Ok. Back to work, three day weekend over and I wasn’t feeling too good. Not the feeling like I have to go back to school pit in the stomach feeling, but more like, oh John, you’re not doing so good. Wasn’t hung over, only had two pints of Guinness last night. No, this was a scratchy throat feeling. It was an odd feeling to say the least. Walking to the Path train made me feel like I was two or three steps behind my ‘normal’ self. Still I was functional, yet sweaty. It was rather warm out anyhow.
I get to the office and I am clammy. Luckily I was smart enough to bring an extra T shirt so I changed into that but still as the day progressed and it was very busy, new people starting, trying to find spaces for them, phones ringing off the hook, and my mind getting fuzzier and fuzzier with each passing moment. I was planning on going to lunch around 2:00 but decided after speaking with Felicia that it would probably be better to go home and rest.

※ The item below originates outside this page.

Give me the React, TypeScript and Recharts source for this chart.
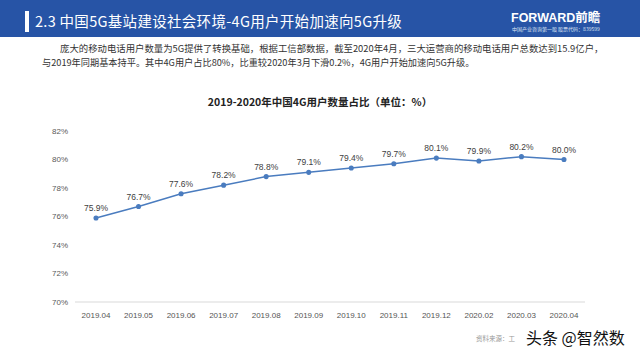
import React from "react";
import { LineChart, Line, XAxis, YAxis, LabelList } from "recharts";

const months = ["2019.04", "2019.05", "2019.06", "2019.07", "2019.08", "2019.09", "2019.10", "2019.11", "2019.12", "2020.02", "2020.03", "2020.04"];
const share4G = [75.9, 76.7, 77.6, 78.2, 78.8, 79.1, 79.4, 79.7, 80.1, 79.9, 80.2, 80.0];
const yTicks = [70, 72, 74, 76, 78, 80, 82];

const data = months.map((m, i) => ({ month: m, value: share4G[i] }));

const cjk = '"Noto Sans CJK SC", "Liberation Sans", sans-serif';
const latin = '"Liberation Sans", Arial, sans-serif';

export default function App() {
  return (
    <div style={{ position: "absolute", left: 0, top: 0, width: 640, height: 360, background: "#fff", overflow: "hidden" }}>
      {/* header */}
      <div style={{ position: "absolute", left: 0, top: 0, width: 640, height: 37, background: "#2754a6" }} />
      <div style={{ position: "absolute", left: 25, top: 11, width: 4, height: 21, background: "#fff" }} />
      <div style={{ position: "absolute", left: 35, top: 9, color: "#fff", fontFamily: cjk, fontSize: 14.5, lineHeight: "24px", whiteSpace: "nowrap", letterSpacing: 0.3 }}>
        2.3 中国5G基站建设社会环境-4G用户开始加速向5G升级
      </div>
      <div style={{ position: "absolute", left: 511, top: 9, color: "#fff", fontFamily: latin, fontWeight: 700, fontSize: 12.5, lineHeight: "16px", whiteSpace: "nowrap" }}>
        FORWARD<span style={{ fontFamily: cjk }}>前瞻</span>
      </div>
      <div style={{ position: "absolute", left: 512, top: 26, color: "#dfe6f3", fontFamily: cjk, fontSize: 5, lineHeight: "6px", whiteSpace: "nowrap" }}>
        中国产业咨询第一股 股票代码：839599
      </div>
      {/* paragraph */}
      <div style={{ position: "absolute", left: 60, top: 41, color: "#333", fontFamily: cjk, fontSize: 9.4, lineHeight: "14px", whiteSpace: "nowrap" }}>
        庞大的移动电话用户数量为5G提供了转换基础，根据工信部数据，截至2020年4月，三大运营商的移动电话用户总数达到15.9亿户，
      </div>
      <div style={{ position: "absolute", left: 42, top: 55, color: "#333", fontFamily: cjk, fontSize: 9.2, lineHeight: "14px", whiteSpace: "nowrap" }}>
        与2019年同期基本持平。其中4G用户占比80%，比重较2020年3月下滑0.2%，4G用户开始加速向5G升级。
      </div>
      {/* chart title */}
      <div style={{ position: "absolute", left: 0, top: 94, width: 640, textAlign: "center", color: "#222", fontFamily: cjk, fontWeight: 700, fontSize: 10.5, lineHeight: "16px" }}>
        2019-2020年中国4G用户数量占比（单位：%）
      </div>
      <div style={{ position: "absolute", left: 0, top: 0 }}>
        <LineChart width={640} height={360} data={data} margin={{ top: 131, right: 55, bottom: 28, left: 35 }}>
          <XAxis
            dataKey="month"
            height={30}
            padding={{ left: 21, right: 21 }}
            axisLine={{ stroke: "#d9d9d9" }}
            tickLine={false}
            tickSize={0}
            tickMargin={10}
            interval={0}
            tick={{ fill: "#555", fontSize: 8, fontFamily: latin }}
          />
          <YAxis
            width={40}
            domain={[70, 82]}
            ticks={yTicks}
            axisLine={false}
            tickLine={false}
            tickSize={0}
            tickMargin={7}
            tickFormatter={(v: number) => `${v}%`}
            tick={{ fill: "#595959", fontSize: 8, fontFamily: latin }}
          />
          <Line
            type="linear"
            dataKey="value"
            stroke="#4a7cbf"
            strokeWidth={1.5}
            dot={{ r: 1.8, fill: "#4a7cbf", stroke: "#4a7cbf" }}
            isAnimationActive={false}
          >
            <LabelList
              dataKey="value"
              position="top"
              offset={7}
              formatter={(v: number) => `${v.toFixed(1)}%`}
              style={{ fill: "#404040", fontSize: 8.5, fontFamily: latin }}
            />
          </Line>
        </LineChart>
      </div>
      {/* footer */}
      <div style={{ position: "absolute", left: 476, top: 333, color: "#999", fontFamily: cjk, fontSize: 6.5, lineHeight: "10px", whiteSpace: "nowrap" }}>
        资料来源：工
      </div>
      <div style={{ position: "absolute", left: 526, top: 327, color: "#111", fontFamily: cjk, fontSize: 16, lineHeight: "20px", whiteSpace: "nowrap", textShadow: "1px 1px 0 #fff, -1px -1px 0 #fff, 1px -1px 0 #fff, -1px 1px 0 #fff" }}>
        头条 @智然数
      </div>
    </div>
  );
}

So I wandered home and had a bite to eat and proceeded to fall into a deep sleep, only troubled by the ring tone of my cell phone intermittently. Christina from Wanker Banker phoned a few times. I wondered what that was about. I brought the phone into the bedroom and slept some more. After an hour or two I couldn’t sleep anymore. Felt a little bit better and took my temperature, which read 98.0 degrees. Nearly normal. Just like me.
I called up my good friend Brenda at Wanker Banker and found out, the Persian Bitch was fired. Certainly took them long enough. Of course none of this matters to me anyway since I am gone gone gone from that joint. I’ve moved on. It’s been over a month and I finally feel like part of the team at McMann and Tate. I ain’t going back there again. I miss my friends but the powers that be fucked up things too much for me, and if you know me, you’d know I’d rather fuck things up for myself.
I did hear that the Persian Bitch was escorted from the building.
Brenda and I have plans to see the Fay Victor Ensemble in the Village tomorrow night so hopefully I’ll be in a good state of health to do that. I feel relatively ok right now, not clammy, throat not as itchy as it was earlier. I plan on going to work tomorrow. Another busy day, but I won’t be stretching myself too thin.
I had the foresight to cancel my appointment with the chiropractor today as well. The neck seems ok, even while riding the bicycle on Sunday, I felt that I wouldn’t be able to do many miles but I was able to keep the pace. But cancellation was the right thing to do since at the time I was supposed to be there, I was fast asleep in bed.
Now I’m awake, watching a documentary on Frontline about 25 years of AIDS. Not a happy documentary, and I can’t think of any documentaries that are happy anyway. It’s well made, scientifically cold and makes me scratch my head at the fact that it’s been 25 years since this killer disease reared it’s ugly head.
There was a clip on the news years ago about a finding that one out of every hundred white males are immune to the disease. They said it once on the evening news and then it was never mentioned again. Did anyone else catch that except for Matt Curry who I used to work with in the recording studios?
That’s about all for now, the story of AIDS is still being written. People are living longer with HIV, which is good. I was getting tired of going to memorials for dead friends. It’s better to be able to walk above ground with someone who is managing the disease.
All I have is a scratchy throat. And I’m glad.